The Department of Philosophy, with support from the Humboldt Foundation Anneliese
Maier Research Award, sponsored an international and interdisciplinary workshop on
Schizophrenia: Levels of Interpretation which took place on October 25-26, 2012. The
workshop was organized by Prof. Shaun Gallagher, the Lillian and Morrie Moss Chair
of Excellence. Featured speakers included Jorge Dávila (Psychiatry, Universidad Nacional
– Bogotá, Colombia), George Graham (Philosophy, Georgia State University), John Lysaker
(Philosophy, Emory University), Paul Lysaker (Psychiatry, Indiana University), Albert
Newen (Philosophy, Bochum University), Jean-Michel Roy (Philosophy/Cognitive Science,
ENS, Lyon), Michael Schwartz (Psychiatry, Texas A&M Health Science Center School of
Medicine), Anna Strasser (School of Mind and Brain, Humboldt University, Berlin),
Somogy Varga (Philosophy, University of Memphis), Gottfried Vosgerau (Philosophy,
Heinrich Heine University, Dusseldorf), Osborne Wiggins (Philosophy, University of
Louisville). Program and more information to the workshop webpage here.
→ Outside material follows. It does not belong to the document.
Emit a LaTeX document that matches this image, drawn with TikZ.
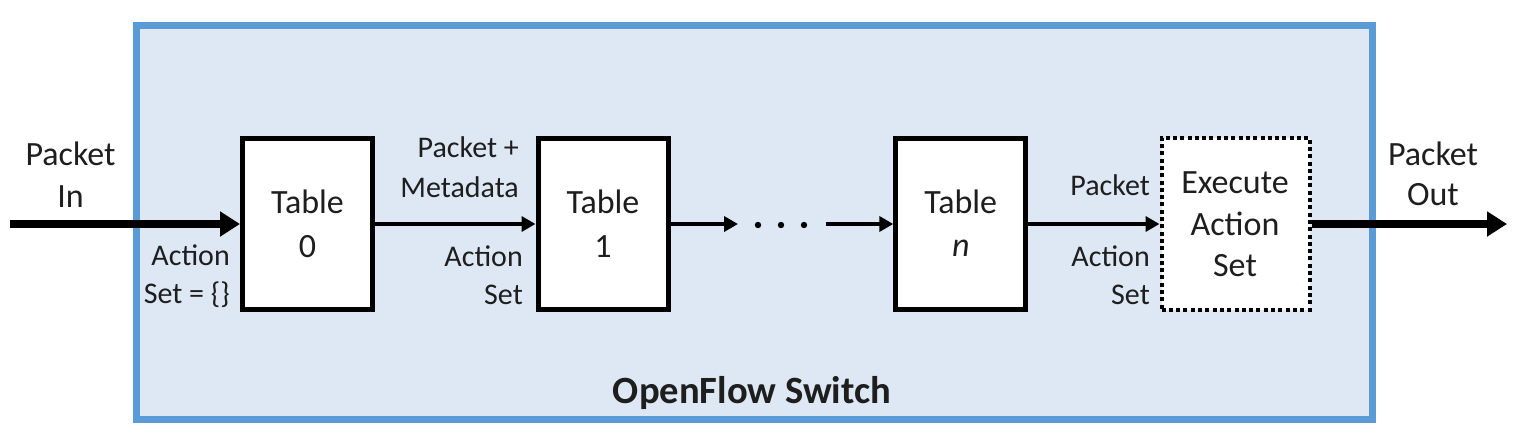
\documentclass[tikz,border=0pt]{standalone}
\usepackage{fontspec}
\setmainfont{Carlito}
\usetikzlibrary{arrows.meta}
\definecolor{swfill}{HTML}{DDE8F4}
\definecolor{swborder}{HTML}{5B9BD5}
\definecolor{txt}{HTML}{1E1E1E}
\begin{document}
\begin{tikzpicture}[x=1pt,y=-1pt,
  switchbox/.style={draw=swborder, line width=7pt, fill=swfill, inner sep=0pt},
  tablebox/.style={draw=black, line width=5pt, fill=white, inner sep=0pt,
    minimum width=130pt, minimum height=171pt},
  execbox/.style={draw=black, line width=4pt, fill=white, inner sep=0pt,
    dash pattern=on 4pt off 3.3pt, minimum width=148pt, minimum height=172pt},
  bigtext/.style={text=txt, inner sep=0pt, align=center,
    font=\fontsize{34}{42}\selectfont},
  smalltext/.style={text=txt, inner sep=0pt, align=right,
    font=\fontsize{30}{38}\selectfont},
  bigarrow/.style={line width=8pt, -{Triangle[length=20pt,width=24pt]}},
  thinarrow/.style={line width=4.5pt, -{Triangle[length=14pt,width=15pt]}}
]
\useasboundingbox (0,0) rectangle (1518,440);
\node[switchbox, minimum width=1236pt, minimum height=394pt] (sw) at (754.5,222) {};
\node[text=txt, inner sep=0pt, anchor=base, font=\fontsize{38.6}{44}\selectfont\bfseries] (swl) at (752,403) {OpenFlow Switch};

\node[tablebox] (t0) at (307.5,223.5) {};
\node[tablebox] (t1) at (603,223.5) {};
\node[tablebox] (tn) at (960.8,223.5) {};
\node[execbox] (ex) at (1235.5,223.5) {};

% base anchor of a multi-line node = baseline of its last line
\node[bigtext, anchor=base, font=\fontsize{34}{44}\selectfont] (t0l) at (307.5,257) {Table\\0};
\node[bigtext, anchor=base, font=\fontsize{34}{44}\selectfont] (t1l) at (603,257) {Table\\1};
\node[bigtext, anchor=base, font=\fontsize{34}{43}\selectfont] (tnl) at (960.8,256) {Table\\\textit{n}};
\node[bigtext, anchor=base, font=\fontsize{34}{41.7}\selectfont] (exl) at (1235,276.7) {Execute\\Action\\Set};

\node[bigtext, anchor=base] (pin) at (70.5,207) {Packet\\In};
\node[bigtext, anchor=base, font=\fontsize{34}{40}\selectfont] (pout) at (1433,205) {Packet\\Out};

\node[smalltext, anchor=base east] (as0) at (230,303) {Action\\Set = \{\}};
\node[smalltext, anchor=base east, font=\fontsize{30}{40}\selectfont] (pm) at (519,197) {Packet +\\Metadata};
\node[smalltext, anchor=base east] (as1) at (523,304) {Action\\Set};
\node[smalltext, anchor=base east] (pk) at (1150,195) {Packet};
\node[smalltext, anchor=base east] (asn) at (1150,304) {Action\\Set};

\coordinate (inl) at (10,224);
\coordinate (outr) at (1507,224);
\coordinate (dl) at (738,224);
\coordinate (dr) at (826,224);

\draw[bigarrow] (inl) -- (t0.west |- inl);
\draw[thinarrow] (t0.east |- inl) -- (t1.west |- inl);
\draw[thinarrow] (t1.east |- inl) -- (dl);
\draw[thinarrow] (dr) -- (tn.west |- inl);
\draw[thinarrow] (tn.east |- inl) -- (ex.west |- inl);
\draw[bigarrow] (ex.east |- inl) -- (outr);

\fill[black] (758,225) circle (3.2pt) (781,225) circle (3.2pt) (804,225) circle (3.2pt);
\end{tikzpicture}
\end{document}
|Dr. Gallagher's Humboldt Foundation Award
Prof. Shaun Gallagher, the Lillian and Morrie Moss Professor of Philosophy, was one of seven researchers
in humanities and social sciences awarded the Anneliese Maier Research Award by the Alexander von Humboldt Foundation on September 13, 2012 in a ceremony at the University of Heidelberg. The award was
presented by Dr. Annette Schavan, Germany’s Minister of Education. This new 5-year
Humboldt Fellowship was awarded for the first time this year. It is designed to promote
the internationalization of the humanities and social sciences in Germany. The award
amount of EUR 250,000 will be used to support research collaborations between the
University of Memphis and the Ruhr University, Bochum, in Germany, including short-term
research visits by Ph.D. students and post-doctoral researchers at both institutions.
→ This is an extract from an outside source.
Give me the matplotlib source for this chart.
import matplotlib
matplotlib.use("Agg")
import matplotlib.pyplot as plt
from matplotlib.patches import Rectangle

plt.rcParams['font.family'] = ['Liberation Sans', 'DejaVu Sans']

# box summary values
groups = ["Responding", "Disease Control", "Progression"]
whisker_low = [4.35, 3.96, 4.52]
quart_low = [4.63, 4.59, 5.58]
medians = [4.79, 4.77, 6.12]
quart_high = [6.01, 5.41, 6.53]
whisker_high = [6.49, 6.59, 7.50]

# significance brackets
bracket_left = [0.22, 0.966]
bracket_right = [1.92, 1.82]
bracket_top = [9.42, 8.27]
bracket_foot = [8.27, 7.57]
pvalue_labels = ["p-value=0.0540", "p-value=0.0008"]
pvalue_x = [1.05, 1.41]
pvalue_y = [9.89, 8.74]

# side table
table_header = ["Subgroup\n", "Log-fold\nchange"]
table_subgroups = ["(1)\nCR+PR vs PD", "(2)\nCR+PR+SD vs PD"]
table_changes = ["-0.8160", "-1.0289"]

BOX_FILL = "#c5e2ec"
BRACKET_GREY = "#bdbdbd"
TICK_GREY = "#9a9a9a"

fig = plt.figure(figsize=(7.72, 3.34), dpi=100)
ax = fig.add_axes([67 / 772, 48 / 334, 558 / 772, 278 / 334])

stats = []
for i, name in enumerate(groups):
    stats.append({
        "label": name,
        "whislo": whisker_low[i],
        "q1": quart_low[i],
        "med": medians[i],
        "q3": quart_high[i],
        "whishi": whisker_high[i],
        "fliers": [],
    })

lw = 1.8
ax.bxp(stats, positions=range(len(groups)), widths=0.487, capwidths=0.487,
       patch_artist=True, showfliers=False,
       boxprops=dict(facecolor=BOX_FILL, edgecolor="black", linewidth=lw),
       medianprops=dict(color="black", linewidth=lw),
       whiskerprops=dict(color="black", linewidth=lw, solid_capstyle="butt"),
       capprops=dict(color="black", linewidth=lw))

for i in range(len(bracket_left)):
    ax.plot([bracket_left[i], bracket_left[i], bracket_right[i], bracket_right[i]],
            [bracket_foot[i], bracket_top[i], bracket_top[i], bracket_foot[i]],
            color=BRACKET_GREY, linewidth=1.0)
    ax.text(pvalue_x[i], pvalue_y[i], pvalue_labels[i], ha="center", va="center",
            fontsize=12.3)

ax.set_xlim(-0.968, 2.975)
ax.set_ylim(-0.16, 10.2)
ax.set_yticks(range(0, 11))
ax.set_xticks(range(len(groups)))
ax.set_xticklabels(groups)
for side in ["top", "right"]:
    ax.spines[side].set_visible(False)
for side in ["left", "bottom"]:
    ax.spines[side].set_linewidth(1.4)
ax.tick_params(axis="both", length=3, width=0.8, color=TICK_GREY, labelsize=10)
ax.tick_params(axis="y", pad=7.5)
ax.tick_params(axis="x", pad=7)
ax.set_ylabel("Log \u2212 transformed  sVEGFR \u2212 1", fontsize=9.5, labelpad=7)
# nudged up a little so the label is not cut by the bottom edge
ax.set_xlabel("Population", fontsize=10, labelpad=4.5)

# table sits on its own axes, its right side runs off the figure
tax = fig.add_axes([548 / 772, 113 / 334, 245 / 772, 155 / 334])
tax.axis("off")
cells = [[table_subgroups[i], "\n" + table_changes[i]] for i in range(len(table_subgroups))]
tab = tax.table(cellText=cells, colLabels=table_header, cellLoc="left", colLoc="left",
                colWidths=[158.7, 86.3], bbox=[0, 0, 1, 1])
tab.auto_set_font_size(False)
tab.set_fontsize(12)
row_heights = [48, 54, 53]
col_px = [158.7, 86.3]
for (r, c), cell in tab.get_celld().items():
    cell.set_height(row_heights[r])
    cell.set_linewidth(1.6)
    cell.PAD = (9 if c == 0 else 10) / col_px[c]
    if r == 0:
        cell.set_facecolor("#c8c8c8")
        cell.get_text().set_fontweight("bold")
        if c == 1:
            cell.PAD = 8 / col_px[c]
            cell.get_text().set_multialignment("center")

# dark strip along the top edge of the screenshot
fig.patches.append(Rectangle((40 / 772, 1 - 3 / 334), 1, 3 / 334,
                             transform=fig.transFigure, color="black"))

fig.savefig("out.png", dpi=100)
Researchers are nominated by collaborative partners at German universities and research
The other six award winners were Katharina Boele-Woelki from the Netherlands one of
Europe's leading researchers on international and comparative family law; James Conant
a philosopher at the University of Chicago, medievalist historian Patrick Geary from
the Institute for Advanced Research, Princeton University; social psychologist Michele
Gelfand from the University of Maryland, Australian linguist Nicholas Evans, and anthropologist
of religion, Birgit Meyer from the Netherlands. The awards are funded by the German
Federal Ministry of Education and Research and named after the philosopher and historian
of science Anneliese Maier (1905 in Tübingen, Germany - 1971 in Rome, Italy) who conducted
research on the emergence of modern scientific thought from the 14th to 18th centuries,
particularly in the natural sciences.
At the award ceremony in Heidelberg, L to R: Annette Schavan, Minister of Education,
Prof. Shaun Gallagher, Prof. Albert Newen from Ruhr University, Bochum, and Dr. Helmut
Schwarz, President of the Alexander von Humboldt Foundation.